**DIRECTION:** Take the line containing "Clone this chart in matplotlib.", the line containing "yticks = list(range(0, 11))", and all lines between them, and transcribe them exactly. Leave out pictures.

**Stored records:**
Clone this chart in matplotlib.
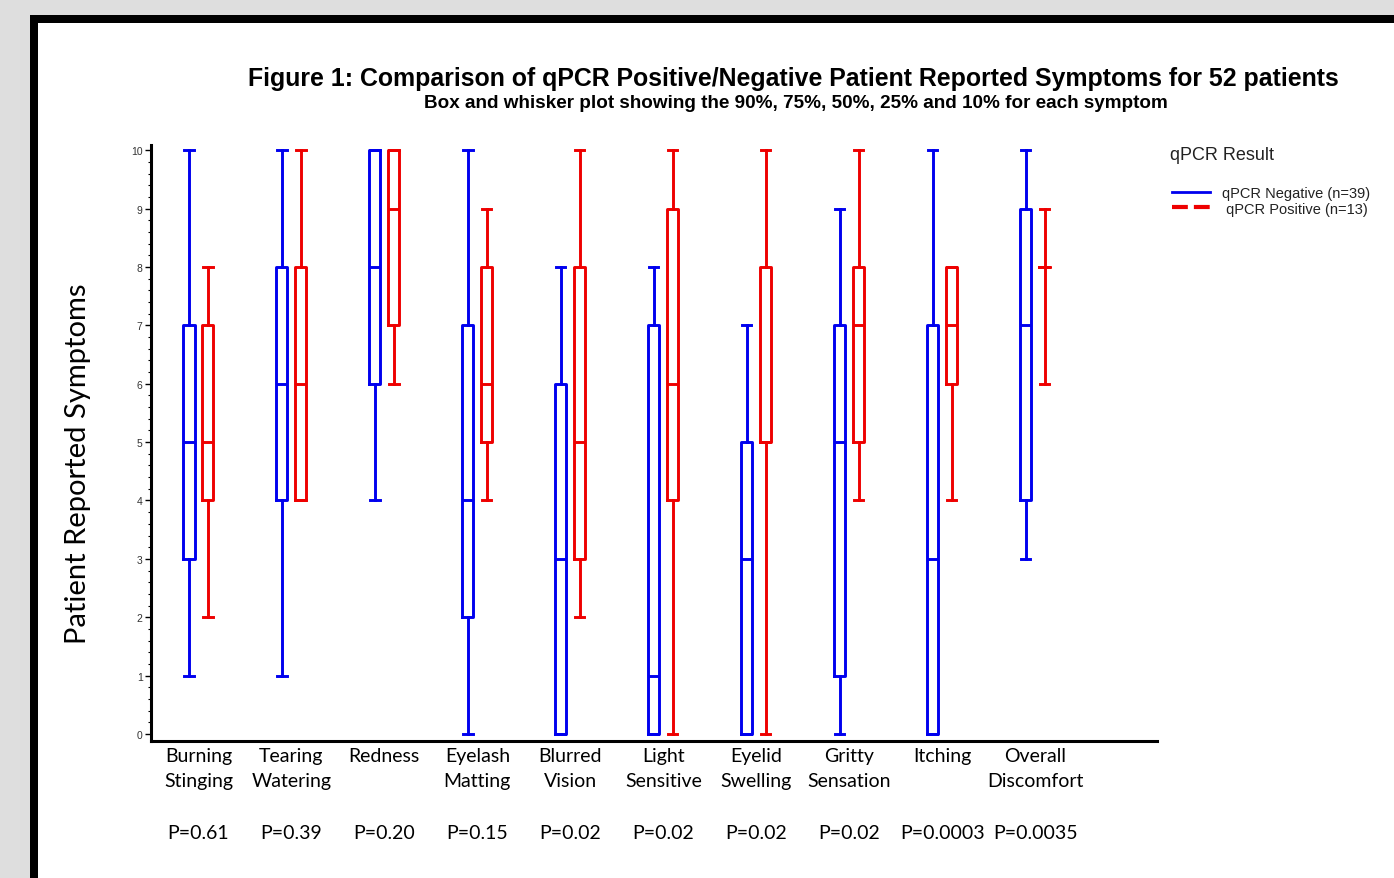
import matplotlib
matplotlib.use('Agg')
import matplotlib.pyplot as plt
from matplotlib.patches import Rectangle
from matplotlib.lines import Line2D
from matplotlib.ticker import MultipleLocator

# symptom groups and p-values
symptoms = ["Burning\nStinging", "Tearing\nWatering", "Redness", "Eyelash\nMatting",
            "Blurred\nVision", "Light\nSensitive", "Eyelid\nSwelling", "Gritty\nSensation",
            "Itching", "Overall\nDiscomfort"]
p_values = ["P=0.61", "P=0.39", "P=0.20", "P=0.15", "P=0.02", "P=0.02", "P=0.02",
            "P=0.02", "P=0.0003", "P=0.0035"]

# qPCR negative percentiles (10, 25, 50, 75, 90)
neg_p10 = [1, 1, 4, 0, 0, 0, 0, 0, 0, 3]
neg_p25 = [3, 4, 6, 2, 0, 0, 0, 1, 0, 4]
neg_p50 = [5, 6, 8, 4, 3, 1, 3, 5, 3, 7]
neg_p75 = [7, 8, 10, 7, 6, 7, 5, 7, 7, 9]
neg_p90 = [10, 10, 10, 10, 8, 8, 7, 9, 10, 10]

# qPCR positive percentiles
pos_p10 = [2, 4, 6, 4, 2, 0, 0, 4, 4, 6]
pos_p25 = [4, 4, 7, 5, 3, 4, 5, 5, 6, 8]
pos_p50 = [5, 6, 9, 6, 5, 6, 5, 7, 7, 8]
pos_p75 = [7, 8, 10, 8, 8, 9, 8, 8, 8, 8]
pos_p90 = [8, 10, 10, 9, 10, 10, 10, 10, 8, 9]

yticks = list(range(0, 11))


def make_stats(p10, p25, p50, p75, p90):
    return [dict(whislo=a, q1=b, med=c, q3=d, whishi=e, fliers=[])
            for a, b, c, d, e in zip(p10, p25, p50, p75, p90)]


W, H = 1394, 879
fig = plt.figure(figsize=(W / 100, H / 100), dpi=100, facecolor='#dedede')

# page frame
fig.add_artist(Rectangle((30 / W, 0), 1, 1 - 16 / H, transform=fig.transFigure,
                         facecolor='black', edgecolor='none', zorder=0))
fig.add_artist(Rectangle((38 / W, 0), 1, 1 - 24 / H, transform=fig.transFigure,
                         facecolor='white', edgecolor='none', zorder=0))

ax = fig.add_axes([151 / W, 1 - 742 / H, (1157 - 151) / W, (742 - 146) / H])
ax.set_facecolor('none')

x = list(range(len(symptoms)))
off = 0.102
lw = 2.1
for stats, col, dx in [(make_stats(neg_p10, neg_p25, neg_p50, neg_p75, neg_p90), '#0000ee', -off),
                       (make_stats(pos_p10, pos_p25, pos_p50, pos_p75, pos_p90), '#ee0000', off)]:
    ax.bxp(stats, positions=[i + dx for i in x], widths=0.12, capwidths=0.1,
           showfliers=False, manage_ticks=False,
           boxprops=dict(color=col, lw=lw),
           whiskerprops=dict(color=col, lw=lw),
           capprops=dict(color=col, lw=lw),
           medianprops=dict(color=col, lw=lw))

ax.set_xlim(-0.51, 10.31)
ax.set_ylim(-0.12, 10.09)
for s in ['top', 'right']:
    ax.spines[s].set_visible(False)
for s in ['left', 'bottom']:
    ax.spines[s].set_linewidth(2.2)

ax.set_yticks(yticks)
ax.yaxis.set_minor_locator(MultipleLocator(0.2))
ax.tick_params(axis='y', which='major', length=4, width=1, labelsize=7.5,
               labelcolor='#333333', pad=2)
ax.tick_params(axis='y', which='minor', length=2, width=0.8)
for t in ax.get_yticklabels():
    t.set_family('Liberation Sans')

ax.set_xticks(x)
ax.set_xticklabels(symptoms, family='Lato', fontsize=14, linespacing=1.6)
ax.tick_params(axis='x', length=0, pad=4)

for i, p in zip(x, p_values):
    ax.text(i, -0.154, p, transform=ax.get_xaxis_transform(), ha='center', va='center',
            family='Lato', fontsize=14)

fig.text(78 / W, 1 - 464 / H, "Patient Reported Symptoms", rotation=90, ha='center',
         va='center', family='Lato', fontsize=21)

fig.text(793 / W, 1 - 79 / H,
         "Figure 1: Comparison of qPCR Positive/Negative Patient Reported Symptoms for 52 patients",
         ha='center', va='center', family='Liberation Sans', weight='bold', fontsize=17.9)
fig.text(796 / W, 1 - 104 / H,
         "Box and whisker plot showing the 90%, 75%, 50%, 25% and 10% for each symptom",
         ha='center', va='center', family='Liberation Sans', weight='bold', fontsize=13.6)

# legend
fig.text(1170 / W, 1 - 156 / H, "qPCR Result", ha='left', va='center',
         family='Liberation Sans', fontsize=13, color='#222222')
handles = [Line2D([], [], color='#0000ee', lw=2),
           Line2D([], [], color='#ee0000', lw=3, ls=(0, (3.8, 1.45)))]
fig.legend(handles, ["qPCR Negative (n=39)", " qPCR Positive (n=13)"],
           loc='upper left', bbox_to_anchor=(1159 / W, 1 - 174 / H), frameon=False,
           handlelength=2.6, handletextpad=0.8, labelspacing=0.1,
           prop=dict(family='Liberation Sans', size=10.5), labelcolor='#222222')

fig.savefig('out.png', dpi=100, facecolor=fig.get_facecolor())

* * *

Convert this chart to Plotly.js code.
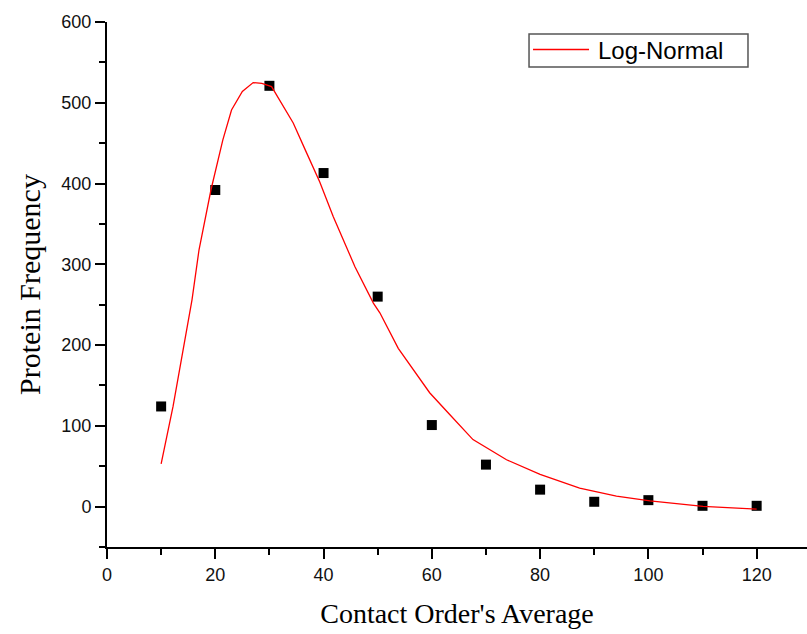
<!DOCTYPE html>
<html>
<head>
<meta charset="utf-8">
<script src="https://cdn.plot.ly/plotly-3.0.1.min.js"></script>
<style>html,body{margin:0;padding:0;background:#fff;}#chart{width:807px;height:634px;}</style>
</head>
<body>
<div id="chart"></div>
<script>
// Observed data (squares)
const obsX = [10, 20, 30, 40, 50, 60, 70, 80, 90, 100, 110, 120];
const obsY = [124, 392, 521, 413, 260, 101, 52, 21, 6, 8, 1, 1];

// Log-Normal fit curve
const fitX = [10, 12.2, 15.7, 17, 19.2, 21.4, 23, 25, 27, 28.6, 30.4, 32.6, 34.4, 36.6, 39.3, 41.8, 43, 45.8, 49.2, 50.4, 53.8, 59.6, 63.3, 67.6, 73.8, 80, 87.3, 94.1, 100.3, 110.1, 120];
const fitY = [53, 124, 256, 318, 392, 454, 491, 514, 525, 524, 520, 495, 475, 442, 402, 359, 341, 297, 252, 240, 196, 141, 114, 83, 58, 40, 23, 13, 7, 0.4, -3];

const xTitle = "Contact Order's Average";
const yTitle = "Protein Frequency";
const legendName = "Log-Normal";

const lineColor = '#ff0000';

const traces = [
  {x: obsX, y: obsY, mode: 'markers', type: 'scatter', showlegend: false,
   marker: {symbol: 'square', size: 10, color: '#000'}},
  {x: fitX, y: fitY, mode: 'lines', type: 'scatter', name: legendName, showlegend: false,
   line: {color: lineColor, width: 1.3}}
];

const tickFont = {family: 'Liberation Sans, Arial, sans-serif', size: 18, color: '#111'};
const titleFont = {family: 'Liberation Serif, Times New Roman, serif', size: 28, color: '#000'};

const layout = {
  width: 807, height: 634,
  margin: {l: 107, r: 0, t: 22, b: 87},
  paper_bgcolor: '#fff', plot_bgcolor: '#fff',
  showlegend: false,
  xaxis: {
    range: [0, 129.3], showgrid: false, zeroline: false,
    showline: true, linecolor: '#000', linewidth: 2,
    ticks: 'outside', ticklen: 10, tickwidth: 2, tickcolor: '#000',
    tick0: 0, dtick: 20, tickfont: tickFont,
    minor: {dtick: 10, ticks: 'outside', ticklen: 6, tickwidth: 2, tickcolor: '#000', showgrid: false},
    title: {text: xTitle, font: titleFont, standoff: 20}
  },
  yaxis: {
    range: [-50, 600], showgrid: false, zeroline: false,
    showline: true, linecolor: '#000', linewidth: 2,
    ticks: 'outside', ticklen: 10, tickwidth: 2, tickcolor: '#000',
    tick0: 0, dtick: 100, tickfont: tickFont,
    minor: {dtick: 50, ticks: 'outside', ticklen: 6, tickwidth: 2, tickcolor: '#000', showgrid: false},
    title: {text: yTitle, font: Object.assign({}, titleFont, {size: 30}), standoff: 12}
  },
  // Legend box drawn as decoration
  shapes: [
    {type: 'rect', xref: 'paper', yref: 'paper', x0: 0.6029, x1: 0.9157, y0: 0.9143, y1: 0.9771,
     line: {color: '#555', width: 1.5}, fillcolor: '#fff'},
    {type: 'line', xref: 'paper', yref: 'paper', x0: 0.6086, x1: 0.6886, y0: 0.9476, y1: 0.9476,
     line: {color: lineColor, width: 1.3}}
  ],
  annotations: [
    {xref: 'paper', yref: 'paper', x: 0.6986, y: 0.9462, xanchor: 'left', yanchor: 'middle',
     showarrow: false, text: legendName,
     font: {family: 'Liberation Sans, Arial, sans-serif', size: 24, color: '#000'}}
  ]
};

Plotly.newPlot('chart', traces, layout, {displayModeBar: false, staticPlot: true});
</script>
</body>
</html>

**ANSWER TO THE TASK:**
Clone this chart in matplotlib.
import matplotlib
matplotlib.use('Agg')
import matplotlib.pyplot as plt
from matplotlib.patches import Rectangle
from matplotlib.lines import Line2D
from matplotlib.ticker import MultipleLocator

# symptom groups and p-values
symptoms = ["Burning\nStinging", "Tearing\nWatering", "Redness", "Eyelash\nMatting",
            "Blurred\nVision", "Light\nSensitive", "Eyelid\nSwelling", "Gritty\nSensation",
            "Itching", "Overall\nDiscomfort"]
p_values = ["P=0.61", "P=0.39", "P=0.20", "P=0.15", "P=0.02", "P=0.02", "P=0.02",
            "P=0.02", "P=0.0003", "P=0.0035"]

# qPCR negative percentiles (10, 25, 50, 75, 90)
neg_p10 = [1, 1, 4, 0, 0, 0, 0, 0, 0, 3]
neg_p25 = [3, 4, 6, 2, 0, 0, 0, 1, 0, 4]
neg_p50 = [5, 6, 8, 4, 3, 1, 3, 5, 3, 7]
neg_p75 = [7, 8, 10, 7, 6, 7, 5, 7, 7, 9]
neg_p90 = [10, 10, 10, 10, 8, 8, 7, 9, 10, 10]

# qPCR positive percentiles
pos_p10 = [2, 4, 6, 4, 2, 0, 0, 4, 4, 6]
pos_p25 = [4, 4, 7, 5, 3, 4, 5, 5, 6, 8]
pos_p50 = [5, 6, 9, 6, 5, 6, 5, 7, 7, 8]
pos_p75 = [7, 8, 10, 8, 8, 9, 8, 8, 8, 8]
pos_p90 = [8, 10, 10, 9, 10, 10, 10, 10, 8, 9]

yticks = list(range(0, 11))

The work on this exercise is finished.